PROVIDED MATERIAL
------------------------------------------------

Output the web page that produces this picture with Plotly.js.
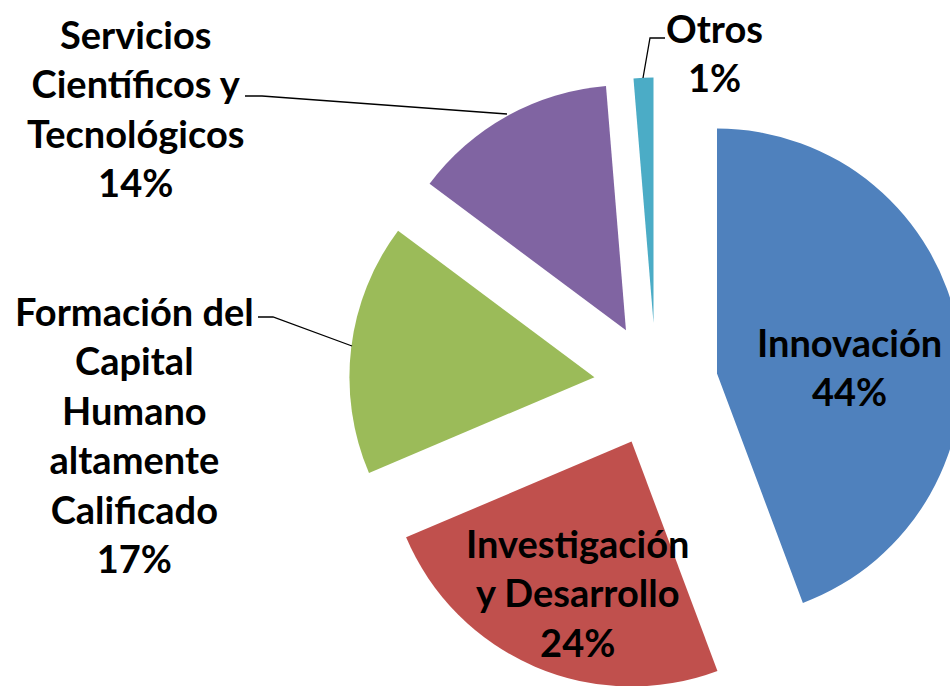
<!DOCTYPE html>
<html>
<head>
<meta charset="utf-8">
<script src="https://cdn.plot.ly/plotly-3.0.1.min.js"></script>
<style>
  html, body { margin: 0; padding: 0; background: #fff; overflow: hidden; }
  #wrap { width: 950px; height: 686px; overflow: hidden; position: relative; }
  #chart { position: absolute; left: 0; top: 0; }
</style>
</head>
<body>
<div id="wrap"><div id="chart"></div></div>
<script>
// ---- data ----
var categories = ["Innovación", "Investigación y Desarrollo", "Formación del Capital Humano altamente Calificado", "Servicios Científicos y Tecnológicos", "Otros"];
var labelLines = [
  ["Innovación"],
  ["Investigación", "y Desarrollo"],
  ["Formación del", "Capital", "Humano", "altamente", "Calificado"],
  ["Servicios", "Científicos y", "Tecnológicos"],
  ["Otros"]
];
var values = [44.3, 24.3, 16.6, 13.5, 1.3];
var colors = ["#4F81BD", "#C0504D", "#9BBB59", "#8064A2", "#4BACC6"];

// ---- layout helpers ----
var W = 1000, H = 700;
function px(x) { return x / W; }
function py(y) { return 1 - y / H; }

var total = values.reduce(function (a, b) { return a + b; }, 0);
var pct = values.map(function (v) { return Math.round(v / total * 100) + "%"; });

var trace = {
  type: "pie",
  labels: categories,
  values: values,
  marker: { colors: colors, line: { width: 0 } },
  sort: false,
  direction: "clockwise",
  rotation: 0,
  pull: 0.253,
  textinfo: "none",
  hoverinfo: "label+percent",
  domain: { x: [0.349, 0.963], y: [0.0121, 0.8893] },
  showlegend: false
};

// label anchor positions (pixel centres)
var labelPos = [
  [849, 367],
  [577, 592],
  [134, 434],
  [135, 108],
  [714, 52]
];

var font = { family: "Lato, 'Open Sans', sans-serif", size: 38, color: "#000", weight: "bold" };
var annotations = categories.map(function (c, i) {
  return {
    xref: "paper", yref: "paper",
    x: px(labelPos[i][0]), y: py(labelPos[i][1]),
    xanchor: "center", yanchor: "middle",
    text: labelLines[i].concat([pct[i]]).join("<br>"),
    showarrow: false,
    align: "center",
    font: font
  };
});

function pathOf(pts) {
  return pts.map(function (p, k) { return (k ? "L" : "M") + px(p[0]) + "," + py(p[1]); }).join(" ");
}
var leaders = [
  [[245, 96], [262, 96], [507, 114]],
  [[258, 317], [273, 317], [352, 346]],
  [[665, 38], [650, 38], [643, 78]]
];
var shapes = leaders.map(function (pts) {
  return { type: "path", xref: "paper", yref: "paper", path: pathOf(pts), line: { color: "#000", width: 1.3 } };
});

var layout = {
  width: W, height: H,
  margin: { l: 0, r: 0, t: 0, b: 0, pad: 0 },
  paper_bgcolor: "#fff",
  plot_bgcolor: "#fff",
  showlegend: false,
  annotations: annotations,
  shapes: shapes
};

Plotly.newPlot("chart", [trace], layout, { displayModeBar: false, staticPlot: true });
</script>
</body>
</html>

------------------------------------------------

WHAT NEEDS TO BE DONE
The data above needs to be retyped exactly, with the images left out.

EXERCISE RESULT
Output the web page that produces this picture with Plotly.js.
<!DOCTYPE html>
<html>
<head>
<meta charset="utf-8">
<script src="https://cdn.plot.ly/plotly-3.0.1.min.js"></script>
<style>
  html, body { margin: 0; padding: 0; background: #fff; overflow: hidden; }
  #wrap { width: 950px; height: 686px; overflow: hidden; position: relative; }
  #chart { position: absolute; left: 0; top: 0; }
</style>
</head>
<body>
<div id="wrap"><div id="chart"></div></div>
<script>
// ---- data ----
var categories = ["Innovación", "Investigación y Desarrollo", "Formación del Capital Humano altamente Calificado", "Servicios Científicos y Tecnológicos", "Otros"];
var labelLines = [
  ["Innovación"],
  ["Investigación", "y Desarrollo"],
  ["Formación del", "Capital", "Humano", "altamente", "Calificado"],
  ["Servicios", "Científicos y", "Tecnológicos"],
  ["Otros"]
];
var values = [44.3, 24.3, 16.6, 13.5, 1.3];
var colors = ["#4F81BD", "#C0504D", "#9BBB59", "#8064A2", "#4BACC6"];

// ---- layout helpers ----
var W = 1000, H = 700;
function px(x) { return x / W; }
function py(y) { return 1 - y / H; }

var total = values.reduce(function (a, b) { return a + b; }, 0);
var pct = values.map(function (v) { return Math.round(v / total * 100) + "%"; });

var trace = {
  type: "pie",
  labels: categories,
  values: values,
  marker: { colors: colors, line: { width: 0 } },
  sort: false,
  direction: "clockwise",
  rotation: 0,
  pull: 0.253,
  textinfo: "none",
  hoverinfo: "label+percent",
  domain: { x: [0.349, 0.963], y: [0.0121, 0.8893] },
  showlegend: false
};

// label anchor positions (pixel centres)
var labelPos = [
  [849, 367],
  [577, 592],
  [134, 434],
  [135, 108],
  [714, 52]
];

var font = { family: "Lato, 'Open Sans', sans-serif", size: 38, color: "#000", weight: "bold" };
var annotations = categories.map(function (c, i) {
  return {
    xref: "paper", yref: "paper",
    x: px(labelPos[i][0]), y: py(labelPos[i][1]),
    xanchor: "center", yanchor: "middle",
    text: labelLines[i].concat([pct[i]]).join("<br>"),
    showarrow: false,
    align: "center",
    font: font
  };
});

function pathOf(pts) {
  return pts.map(function (p, k) { return (k ? "L" : "M") + px(p[0]) + "," + py(p[1]); }).join(" ");
}
var leaders = [
  [[245, 96], [262, 96], [507, 114]],
  [[258, 317], [273, 317], [352, 346]],
  [[665, 38], [650, 38], [643, 78]]
];
var shapes = leaders.map(function (pts) {
  return { type: "path", xref: "paper", yref: "paper", path: pathOf(pts), line: { color: "#000", width: 1.3 } };
});

var layout = {
  width: W, height: H,
  margin: { l: 0, r: 0, t: 0, b: 0, pad: 0 },
  paper_bgcolor: "#fff",
  plot_bgcolor: "#fff",
  showlegend: false,
  annotations: annotations,
  shapes: shapes
};

Plotly.newPlot("chart", [trace], layout, { displayModeBar: false, staticPlot: true });
</script>
</body>
</html>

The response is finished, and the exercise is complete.